WASHINGTON – US President Barack Obama vowed Thursday to stand by Japan as it recovers and rebuilds, but defended a decision to go beyond Tokyo's advice for evacuating Americans near damaged nuclear plants.

Obama offered heartfelt sympathy to Japan's people faced with triple challenges after a mammoth earthquake and tsunami badly damaged several nuclear power reactors, in an address from the White House Rose Garden.

He also assured Americans there was no reason to think harmful radiation from Japan could reach US shores and said he had ordered a "comprehensive review" of US domestic nuclear plants to learn the lessons from Japan.

"We will stand with the people of Japan as they contain this crisis, recover from this hardship, and rebuild their great nation," said Obama.

The president also explained why US officials had decided on Wednesday to advise American citizens within 50 miles (80 kilometers) of the crippled Fukushima nuclear plant to evacuate or seek shelter.

The US no-go zone was much wider than the 12-mile (20-kilometer) exclusion zone set up by Japanese authorities and raised questions over why the United States and its close ally were not on the same page.

"This decision was based upon a careful scientific evaluation and the guidelines that we would use to keep our citizens safe here in the United States, or anywhere in the world," Obama said.

"We do have a responsibility to take prudent and precautionary measures to educate those Americans who may be endangered by exposure to radiation if the situation deteriorates," he added.

The president, who explained the US action in a late-night telephone call to Japanese Prime Minister Naoto Kan, said conditions did not currently call for an evacuation beyond the 50-mile radius.

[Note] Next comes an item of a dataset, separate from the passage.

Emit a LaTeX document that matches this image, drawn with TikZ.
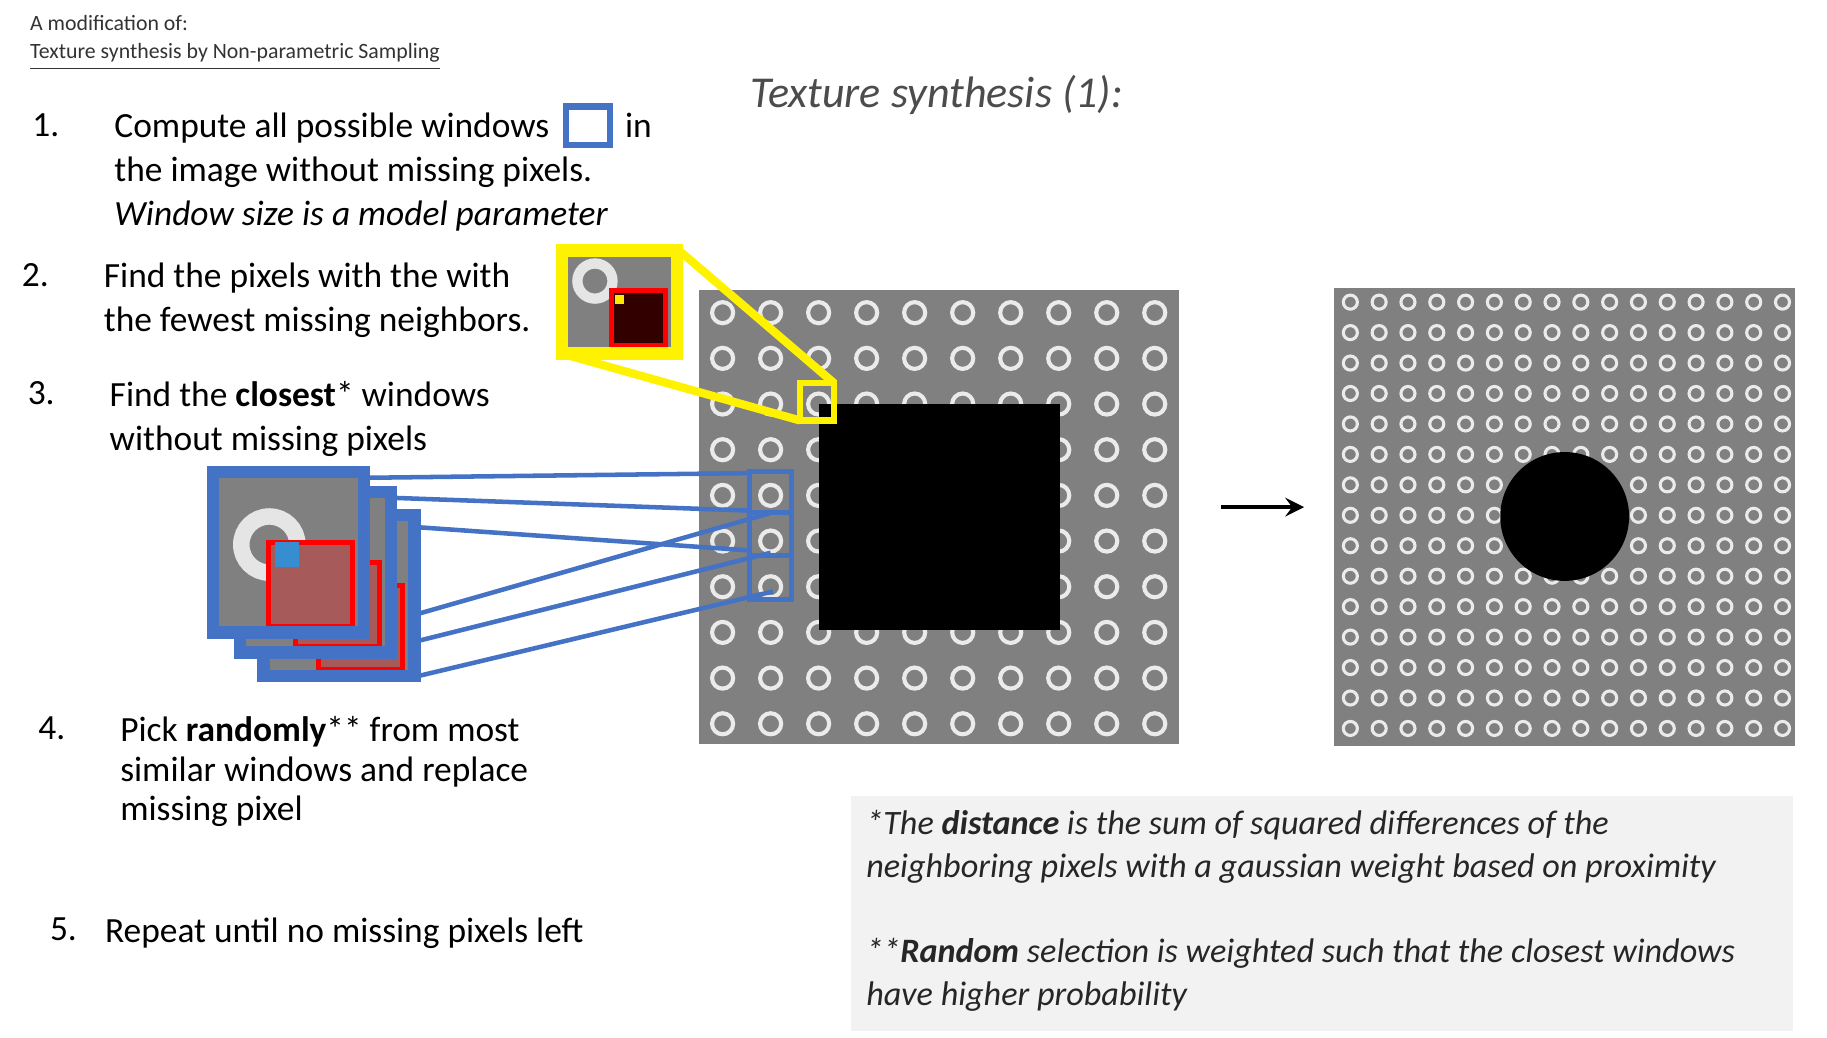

US officials declined to criticize the Japanese decision, but pointed out that different nations had unique regulatory approaches.

"The recommendation is ultimately a precautionary measure right now based on... some of the risks and challenges going forward in this situation," said Greg Jaczko, chairman of the US Nuclear Regulatory Commission.

"We think it's a prudent measure to take."

Obama also repeated that despite public anxiety, especially on the US west coast, there was no reason to believe harmful radiation from Japan to threaten American territory.

"I want to be very clear, we do not expect harmful levels of radiation to reach the United States, whether it is the west coast, Hawaii, Alaska or US territories in the Pacific," Obama said.

Jaczko, in an earlier White House briefing, explained that US evaluations had found no real risk of radiation traveling across the Pacific and posing a threat to Americans.

"The basic physics and basic science tells us that there really can?t be any risk or harm to anyone here in the United States or Hawaii or any of the other territories. So that?s something that we feel very comfortable with."

In his Rose Garden remarks, Obama appeared moved by the plight of a nation he first saw as a boy with his late mother, and to which he has made several trips as president.

"The Japanese people are not alone in this time of great trial and sorrow. Across the Pacific, they will find a hand of support extended from the United States as they get back on their feet," Obama said.

He reached for inspiration in citing the story of a four-month-old baby found alive by rescuers, days after being swept out of its parents arms by the tsunami sparked by the 9.0 magnitude earthquake a week ago.

"No one can say for certain just how she survived the water and the wreckage around her. There is a mystery in the course of human events."

US officials also said Thursday that a 39-strong US team had begun taking aerial radiation readings in Japan, on a fixed-wing aircraft and a helicopter, as part of their efforts to help the Japanese effort to calm the crisis.

Preliminary readings had been taken after the United States issued its 50-mile radius recommendation but had showed the move was a prudent step, officials said.